This document details steps to set up new applications using Sprngy Admin UI, defining models, and running workloads.
Objective - Build a chart that describes Twitter user traffic in the USA
Accessing twitter data using the Twitter developer account to gather information on tweets sent as per the geo-location. This search can be filtered by a hashtag, date and time, or geographical area. Here, we will be analyzing the number of tweets sent across the USA. We will be using “rtweet“ library to access the data and SprngyBI to create analytics over it.
Based on the data technology used and the business use, the application is classified as below:
Quality of Data | Data Lake
| Data Lakehouse / Data Warehouse
| ||
---|---|---|---|---|
Curated
| ||||
Correlated
| ✔ | |||
Normalized
| ||||
Analyze
| ✔ | |||
Modelling
|
Now that the business use and classification of the application are established, the application can be created using the UI. In AdminUI, set up the application by going to the Set-up Application tab, select Create New, and filling out the file structure. Since we have just one layer file system we will have just one entity in it.

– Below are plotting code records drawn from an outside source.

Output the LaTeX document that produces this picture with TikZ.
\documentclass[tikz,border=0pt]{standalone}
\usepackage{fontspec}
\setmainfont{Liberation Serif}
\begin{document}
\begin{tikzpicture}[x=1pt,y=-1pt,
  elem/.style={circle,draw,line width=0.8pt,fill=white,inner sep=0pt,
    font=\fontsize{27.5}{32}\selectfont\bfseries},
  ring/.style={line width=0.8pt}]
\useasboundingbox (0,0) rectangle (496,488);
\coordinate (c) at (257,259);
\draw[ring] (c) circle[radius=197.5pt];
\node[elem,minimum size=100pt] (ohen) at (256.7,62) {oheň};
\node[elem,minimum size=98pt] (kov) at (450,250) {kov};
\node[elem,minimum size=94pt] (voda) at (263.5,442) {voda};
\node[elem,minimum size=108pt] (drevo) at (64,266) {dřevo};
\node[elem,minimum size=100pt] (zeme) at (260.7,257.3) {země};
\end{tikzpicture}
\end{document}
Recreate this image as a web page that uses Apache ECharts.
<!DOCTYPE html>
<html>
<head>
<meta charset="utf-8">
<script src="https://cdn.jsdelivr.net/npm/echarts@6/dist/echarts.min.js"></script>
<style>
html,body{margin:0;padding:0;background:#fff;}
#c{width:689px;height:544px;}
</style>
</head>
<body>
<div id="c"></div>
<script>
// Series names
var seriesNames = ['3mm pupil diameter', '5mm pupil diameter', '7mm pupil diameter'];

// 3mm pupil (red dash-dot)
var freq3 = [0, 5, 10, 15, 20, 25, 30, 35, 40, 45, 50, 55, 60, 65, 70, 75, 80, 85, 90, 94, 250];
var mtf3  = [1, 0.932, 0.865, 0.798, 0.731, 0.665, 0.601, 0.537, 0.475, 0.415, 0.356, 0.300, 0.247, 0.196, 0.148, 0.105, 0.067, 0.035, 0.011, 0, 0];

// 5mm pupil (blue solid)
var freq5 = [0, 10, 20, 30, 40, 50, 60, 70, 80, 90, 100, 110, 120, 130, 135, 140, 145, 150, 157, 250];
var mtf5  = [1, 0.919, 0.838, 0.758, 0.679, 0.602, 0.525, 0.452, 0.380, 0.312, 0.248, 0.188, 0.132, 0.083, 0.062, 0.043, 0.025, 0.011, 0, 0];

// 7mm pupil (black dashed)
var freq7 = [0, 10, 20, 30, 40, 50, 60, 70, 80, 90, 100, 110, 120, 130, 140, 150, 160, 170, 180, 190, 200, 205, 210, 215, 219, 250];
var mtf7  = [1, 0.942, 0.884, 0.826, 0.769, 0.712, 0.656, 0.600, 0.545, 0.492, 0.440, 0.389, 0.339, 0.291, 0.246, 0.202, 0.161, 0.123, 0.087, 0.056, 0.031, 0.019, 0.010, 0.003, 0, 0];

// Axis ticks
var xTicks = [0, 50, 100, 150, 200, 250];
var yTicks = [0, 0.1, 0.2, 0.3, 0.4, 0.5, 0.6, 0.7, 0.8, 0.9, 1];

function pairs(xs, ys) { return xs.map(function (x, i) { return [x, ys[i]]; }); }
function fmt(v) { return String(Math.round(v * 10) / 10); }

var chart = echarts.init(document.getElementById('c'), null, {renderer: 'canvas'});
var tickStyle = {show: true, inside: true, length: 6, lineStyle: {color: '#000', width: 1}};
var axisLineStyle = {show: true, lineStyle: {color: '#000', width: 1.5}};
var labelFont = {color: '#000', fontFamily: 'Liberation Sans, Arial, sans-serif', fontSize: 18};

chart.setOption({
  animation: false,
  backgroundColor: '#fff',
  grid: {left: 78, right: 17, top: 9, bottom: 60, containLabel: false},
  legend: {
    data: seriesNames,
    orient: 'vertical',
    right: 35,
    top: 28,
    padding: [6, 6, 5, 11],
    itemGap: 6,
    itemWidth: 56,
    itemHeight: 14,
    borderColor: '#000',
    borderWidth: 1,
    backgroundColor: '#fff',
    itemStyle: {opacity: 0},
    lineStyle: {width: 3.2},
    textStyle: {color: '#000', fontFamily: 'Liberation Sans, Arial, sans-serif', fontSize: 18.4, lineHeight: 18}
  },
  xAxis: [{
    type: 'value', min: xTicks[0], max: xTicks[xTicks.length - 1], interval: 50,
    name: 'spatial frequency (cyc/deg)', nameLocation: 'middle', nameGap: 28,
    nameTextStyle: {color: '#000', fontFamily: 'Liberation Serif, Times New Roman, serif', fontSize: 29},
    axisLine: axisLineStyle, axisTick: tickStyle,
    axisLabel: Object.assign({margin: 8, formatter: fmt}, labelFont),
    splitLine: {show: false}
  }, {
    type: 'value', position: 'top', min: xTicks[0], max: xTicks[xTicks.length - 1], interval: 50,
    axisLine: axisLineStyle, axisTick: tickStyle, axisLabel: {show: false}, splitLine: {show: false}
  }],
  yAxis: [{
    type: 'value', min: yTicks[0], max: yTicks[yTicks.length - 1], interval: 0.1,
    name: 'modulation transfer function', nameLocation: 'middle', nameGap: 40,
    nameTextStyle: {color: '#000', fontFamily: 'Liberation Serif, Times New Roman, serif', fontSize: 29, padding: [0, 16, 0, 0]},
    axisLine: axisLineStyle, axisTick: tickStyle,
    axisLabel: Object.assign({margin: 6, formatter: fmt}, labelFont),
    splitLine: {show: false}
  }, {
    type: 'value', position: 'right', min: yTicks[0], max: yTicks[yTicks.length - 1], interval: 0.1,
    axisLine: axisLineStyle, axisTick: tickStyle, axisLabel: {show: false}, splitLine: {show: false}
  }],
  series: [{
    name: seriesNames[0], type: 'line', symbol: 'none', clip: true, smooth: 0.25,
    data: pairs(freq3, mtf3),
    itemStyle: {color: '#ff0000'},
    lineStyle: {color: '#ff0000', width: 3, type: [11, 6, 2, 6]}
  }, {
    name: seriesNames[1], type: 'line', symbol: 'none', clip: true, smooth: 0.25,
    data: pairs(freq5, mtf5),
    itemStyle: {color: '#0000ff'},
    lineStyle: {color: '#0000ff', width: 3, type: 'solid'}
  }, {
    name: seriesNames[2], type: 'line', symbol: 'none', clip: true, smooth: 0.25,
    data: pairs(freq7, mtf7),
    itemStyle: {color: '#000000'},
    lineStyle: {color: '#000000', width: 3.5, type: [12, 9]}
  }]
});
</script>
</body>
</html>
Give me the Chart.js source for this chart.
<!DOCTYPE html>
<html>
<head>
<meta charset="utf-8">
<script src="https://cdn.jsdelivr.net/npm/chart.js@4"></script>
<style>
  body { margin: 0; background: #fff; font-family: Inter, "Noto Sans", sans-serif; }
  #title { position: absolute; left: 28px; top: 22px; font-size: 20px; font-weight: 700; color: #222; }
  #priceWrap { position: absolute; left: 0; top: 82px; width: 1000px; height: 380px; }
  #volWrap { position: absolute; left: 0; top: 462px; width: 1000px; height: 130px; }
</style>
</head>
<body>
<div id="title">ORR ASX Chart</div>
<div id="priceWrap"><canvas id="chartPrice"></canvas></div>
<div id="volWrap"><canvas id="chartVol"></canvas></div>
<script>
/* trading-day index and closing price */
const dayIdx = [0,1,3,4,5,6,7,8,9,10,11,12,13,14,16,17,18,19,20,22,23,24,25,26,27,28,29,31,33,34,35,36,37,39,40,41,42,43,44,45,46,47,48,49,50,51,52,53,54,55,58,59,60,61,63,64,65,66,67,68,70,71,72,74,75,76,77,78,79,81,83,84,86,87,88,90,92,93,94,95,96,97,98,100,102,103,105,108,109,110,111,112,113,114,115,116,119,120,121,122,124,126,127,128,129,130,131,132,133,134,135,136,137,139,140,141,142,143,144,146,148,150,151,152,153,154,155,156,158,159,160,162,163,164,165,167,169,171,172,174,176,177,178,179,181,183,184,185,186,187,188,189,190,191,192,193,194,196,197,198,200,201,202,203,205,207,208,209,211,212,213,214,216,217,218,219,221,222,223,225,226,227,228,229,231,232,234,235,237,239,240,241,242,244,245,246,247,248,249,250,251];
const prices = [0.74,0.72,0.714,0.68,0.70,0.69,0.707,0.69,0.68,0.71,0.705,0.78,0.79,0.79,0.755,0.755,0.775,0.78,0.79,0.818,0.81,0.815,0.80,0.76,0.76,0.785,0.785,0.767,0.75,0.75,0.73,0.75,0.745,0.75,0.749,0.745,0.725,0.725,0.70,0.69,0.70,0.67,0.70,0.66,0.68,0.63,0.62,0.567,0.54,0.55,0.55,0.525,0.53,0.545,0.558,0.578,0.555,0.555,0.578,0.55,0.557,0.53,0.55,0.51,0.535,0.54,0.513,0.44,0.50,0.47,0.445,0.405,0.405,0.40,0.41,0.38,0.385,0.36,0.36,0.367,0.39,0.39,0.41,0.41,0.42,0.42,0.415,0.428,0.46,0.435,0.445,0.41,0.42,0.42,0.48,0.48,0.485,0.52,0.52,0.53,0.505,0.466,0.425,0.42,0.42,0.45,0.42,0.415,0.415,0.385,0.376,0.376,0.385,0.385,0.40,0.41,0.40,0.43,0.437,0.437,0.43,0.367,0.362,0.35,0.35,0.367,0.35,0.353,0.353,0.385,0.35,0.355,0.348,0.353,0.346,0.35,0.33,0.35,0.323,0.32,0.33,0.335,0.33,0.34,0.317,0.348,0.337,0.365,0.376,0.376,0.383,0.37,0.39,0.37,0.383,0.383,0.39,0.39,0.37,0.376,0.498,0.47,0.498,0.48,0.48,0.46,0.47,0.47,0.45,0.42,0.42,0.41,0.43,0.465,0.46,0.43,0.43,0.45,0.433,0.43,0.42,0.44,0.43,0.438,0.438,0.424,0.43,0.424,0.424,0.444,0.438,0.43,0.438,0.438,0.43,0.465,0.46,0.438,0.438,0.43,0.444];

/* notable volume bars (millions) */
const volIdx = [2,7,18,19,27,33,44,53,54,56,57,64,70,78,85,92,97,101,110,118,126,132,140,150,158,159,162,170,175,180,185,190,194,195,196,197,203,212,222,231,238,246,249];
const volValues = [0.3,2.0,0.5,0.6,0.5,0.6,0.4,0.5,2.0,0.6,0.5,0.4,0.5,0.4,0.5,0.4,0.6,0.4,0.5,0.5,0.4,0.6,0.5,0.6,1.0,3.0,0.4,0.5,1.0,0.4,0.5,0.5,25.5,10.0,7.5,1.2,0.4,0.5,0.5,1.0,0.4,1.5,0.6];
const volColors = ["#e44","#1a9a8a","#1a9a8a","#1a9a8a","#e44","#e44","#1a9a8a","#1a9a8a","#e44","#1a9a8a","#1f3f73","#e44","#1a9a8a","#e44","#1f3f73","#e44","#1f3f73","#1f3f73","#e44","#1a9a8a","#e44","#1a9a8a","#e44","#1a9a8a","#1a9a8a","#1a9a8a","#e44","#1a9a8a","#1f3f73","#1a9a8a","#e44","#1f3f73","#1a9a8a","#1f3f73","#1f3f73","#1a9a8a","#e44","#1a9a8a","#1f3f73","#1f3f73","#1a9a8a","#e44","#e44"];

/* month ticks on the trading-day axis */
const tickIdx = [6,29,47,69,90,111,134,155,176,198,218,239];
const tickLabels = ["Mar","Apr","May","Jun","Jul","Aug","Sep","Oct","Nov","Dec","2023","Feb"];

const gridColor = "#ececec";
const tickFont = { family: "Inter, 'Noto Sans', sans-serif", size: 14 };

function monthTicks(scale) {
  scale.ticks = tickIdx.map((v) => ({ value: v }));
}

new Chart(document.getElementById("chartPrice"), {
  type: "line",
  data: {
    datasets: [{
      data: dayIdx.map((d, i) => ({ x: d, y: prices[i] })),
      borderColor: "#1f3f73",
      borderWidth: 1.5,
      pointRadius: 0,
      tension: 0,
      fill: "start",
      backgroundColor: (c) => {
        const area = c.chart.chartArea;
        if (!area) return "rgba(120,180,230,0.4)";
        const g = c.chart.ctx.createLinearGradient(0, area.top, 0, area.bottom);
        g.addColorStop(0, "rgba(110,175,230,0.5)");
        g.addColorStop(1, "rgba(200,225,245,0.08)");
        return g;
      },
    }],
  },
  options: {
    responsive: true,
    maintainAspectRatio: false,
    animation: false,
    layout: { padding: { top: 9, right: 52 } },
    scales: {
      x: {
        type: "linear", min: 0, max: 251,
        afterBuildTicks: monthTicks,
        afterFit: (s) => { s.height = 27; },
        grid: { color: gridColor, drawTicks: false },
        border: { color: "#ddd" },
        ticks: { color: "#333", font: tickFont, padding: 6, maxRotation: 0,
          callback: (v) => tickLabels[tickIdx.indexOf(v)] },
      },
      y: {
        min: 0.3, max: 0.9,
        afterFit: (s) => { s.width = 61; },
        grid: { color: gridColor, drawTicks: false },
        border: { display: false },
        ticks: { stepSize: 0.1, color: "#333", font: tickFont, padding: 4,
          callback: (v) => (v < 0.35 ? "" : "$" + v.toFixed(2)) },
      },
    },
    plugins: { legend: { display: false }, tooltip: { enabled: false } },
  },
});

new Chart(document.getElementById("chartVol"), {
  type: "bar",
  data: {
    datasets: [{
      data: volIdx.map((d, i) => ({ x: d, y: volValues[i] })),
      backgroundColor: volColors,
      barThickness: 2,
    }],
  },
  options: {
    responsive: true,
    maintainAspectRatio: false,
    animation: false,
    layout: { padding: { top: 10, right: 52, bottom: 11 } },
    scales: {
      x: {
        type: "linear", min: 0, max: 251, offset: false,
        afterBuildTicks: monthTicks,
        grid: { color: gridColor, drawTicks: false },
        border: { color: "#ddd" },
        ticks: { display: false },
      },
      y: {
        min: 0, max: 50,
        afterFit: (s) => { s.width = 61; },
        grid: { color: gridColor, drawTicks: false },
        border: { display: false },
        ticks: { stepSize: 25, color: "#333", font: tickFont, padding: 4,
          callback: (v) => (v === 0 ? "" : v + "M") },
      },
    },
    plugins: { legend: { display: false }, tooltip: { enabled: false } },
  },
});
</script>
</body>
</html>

Since we are accessing data using the Tweeter API we can use Analytic Model directly to load, correlate and analyze the data.
A Sample Analytic Model is as follows:
Module Name | Processor Name | Pipeline Sequence | Variable Name | Assign Type | Parameter |
---|---|---|---|---|---|
Tweeter | tweeter_data | 1 | token | CREATE_VAR | rtweet::create_token(app = "BA_Demo123", consumer_key = 'pS10oUlc2s4Y70jX2XFXUGniL', consumer_secret = 'Ru2IVaCNyZsUM7UVHXZ0QFvma7BRrjL3J5xXvmeaqneOleT1q6', access_token = '1546529453131587584-No2NRwnvjWmXpsTDS71yjvTi23r6NQ', access_secret = '4lP01ELVNvqaF5kPMyJM80KwkHoFIxID0Az7jKEVZKuXw') |
Tweeter | tweeter_data | 2 | data | CREATE_VAR | rtweet::search_tweets("lang:en", geocode = lookup_coords("usa"), n = 10000, token = token) |
Tweeter | tweeter_data | 3 | data_lat_lng | CREATE_VAR | rtweet::lat_lng(data) |
Tweeter | tweeter_data | 4 | res | CREATE_VAR | data_lat_lng %>% dataops.overwritedata('/BigAnalytixsPlatform/Tweeter/tweeter_data/BAL','data') |
This would fetch the tweeter data, add latitude and longitude to it and save it to the given location.
In the utilityscripts folder, use the create_hive_ddl_using_spark_df.R script to generate the Hive SQL statement needed to create a data table in Hive. Once you run the script, a .hql file will be created; open this file and copy the statement that was generated. Run it in the hive terminal.
After adding the database and dataset (as shown in above screenshots), we can create charts for that dataset. To create charts go to the Chart page from the top menu, then pick the dataset that we just add and select the chart type. Here, we are selecting “deck.gl Scatterplot“ this requires latitude and longitude columns.